Let $p,q,\in \Bbb N$ such that $q<p$ then set $$\sum_{n=1}^\infty\frac{1}{{(n+q)(n+q+1)…(n+p)}}$$ I want the explicit formula for $S_{q,p}?$
I know that by telescoping sum we have, $$S_{0,p} = \sum_{n=1}^\infty\frac{1}{{n(n+1)(n+2)…(n+p)}}=\frac{1}{p!p}$$
See here, Calculate the infinite sum $\sum_{k=1}^\infty \frac{1}{k(k+1)(k+2)\cdots (k+p)} $
What could be the suitable formula for $S_{q,p}?$
Another approach is to note that the summand can be expressed as $$ {1 \over {\left( {n + q} \right)\left( {n + q + 1} \right) \cdots \left( {n + p} \right)}} = {1 \over {\left( {n + q} \right)^{\;\overline {\,p - q + 1} } }} = \left( {n + q - 1} \right)^{\,\underline {\, - \,\left( {p - q + 1} \right)} } $$ where $x^{\;\overline {\,m\,} } $ is the Rising Factorial and $x^{\,\underline {\,m\,} } $ is the Falling Factorial.
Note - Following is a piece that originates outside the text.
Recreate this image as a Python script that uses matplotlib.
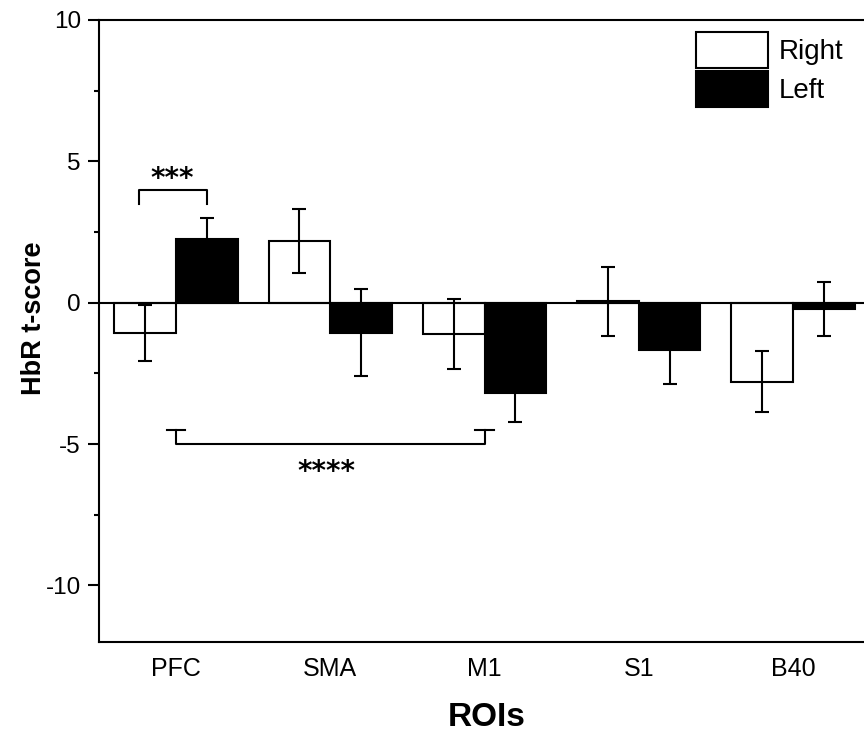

Then the Indefinite Sum (anti-difference) of the Falling factorial is $$ \sum\nolimits_{\;x} {x^{\,\underline {\,m\,} } } = \left\{ {\matrix{ {{1 \over {m + 1}}\;x^{\,\underline {\,m + 1\,} } + c} & { - 1 \ne m} \cr {\psi (x + 1) + c} & { - 1 = m} \cr } } \right. $$ which is not difficult to demonstrate.
Therefore $$ \eqalign{ & \sum\limits_{n = 1}^\infty {{1 \over {\left( {n + q} \right)\left( {n + q + 1} \right) \cdots \left( {n + p} \right)}}} = \cr & = \sum\limits_{n = 1}^\infty {\left( {n + q - 1} \right)^{\,\underline {\, - \,\left( {p - q + 1} \right)\,} } } = \sum\limits_{k = q}^\infty {k^{\,\underline {\, - \,\left( {p - q + 1} \right)\,} } } = \cr & = {1 \over {p - q}}\;q^{\,\underline {\, - \,\left( {p - q} \right)\,} } = {1 \over {\left( {p - q} \right)\left( {q + 1} \right)^{\overline {\,\left( {p - q} \right)\,} } }} = {1 \over {\left( {p - q} \right)\left( {q + 1} \right)^{\overline {\, - \,q\,} } 1^{\overline {\,p\,} } }} = \cr & = {{q!} \over {\left( {p - q} \right)p!}}\quad \left| {\;p \le q} \right. \cr} $$
The same telescoping technique works for $S_{q,p}$ as well: $$ \frac{1}{{(n+q)(n+q+1)\cdots(n+p)}} = \frac{1}{p-q}\cdot\frac{(n+p)-(n+q)}{{(n+q)(n+q+1)\cdots(n+p)}} \\ = \frac{1}{p-q} \left( \frac{1}{{(n+q)\cdots(n+p-1)}} - \frac{1}{{(n+q+1)\cdots(n+p)}}\right) $$ which leads to $$ S_{q,p} = \frac{1}{p-q} \cdot \frac{1}{(q+1)\cdots p} = \frac{q!}{(p-q) p!} $$
One can take a hypergeometric view with the following calculation.
\begin{align} \sum_{n=1}^\infty\frac{1}{{(n+q)(n+q+1)…(n+p)}} &= \sum_{n=1}^{\infty} \frac{\Gamma(n+q)}{\Gamma(n+p+1)} = \sum_{n=0}^{\infty} \frac{\Gamma(n+q+1)}{\Gamma(n+p+2)} \\ &= \sum_{n=1}^{\infty} \frac{\Gamma(q+1)}{\Gamma(p+2)} \, \frac{(1)_{n} \, (q+1)_{n}}{n! \, (p+2)_{n}} \\ &= \frac{\Gamma(q+1)}{\Gamma(p+2)} \, {}_{2}F_{1}(q+1, 1; p+2; 1) \\ &= \frac{\Gamma(q+1)}{\Gamma(p+2)} \, \frac{\Gamma(p+2) \, \Gamma(p-q)}{\Gamma(p+1) \, \Gamma(p-q+1)} \\ &= \frac{\Gamma(q+1)}{(p-q) \, \Gamma(p+1)}, \end{align} where $p \neq q$and $(a)_{n}$ is the Pochhammer symbol.
This sum also telescopes: $$\frac1{n(n+1)\cdots(n+p-1)}-\frac1{(n+1)(n+2)\cdots(n+p)} =\frac p{n(n+1)\cdots(n+p)}$$ etc.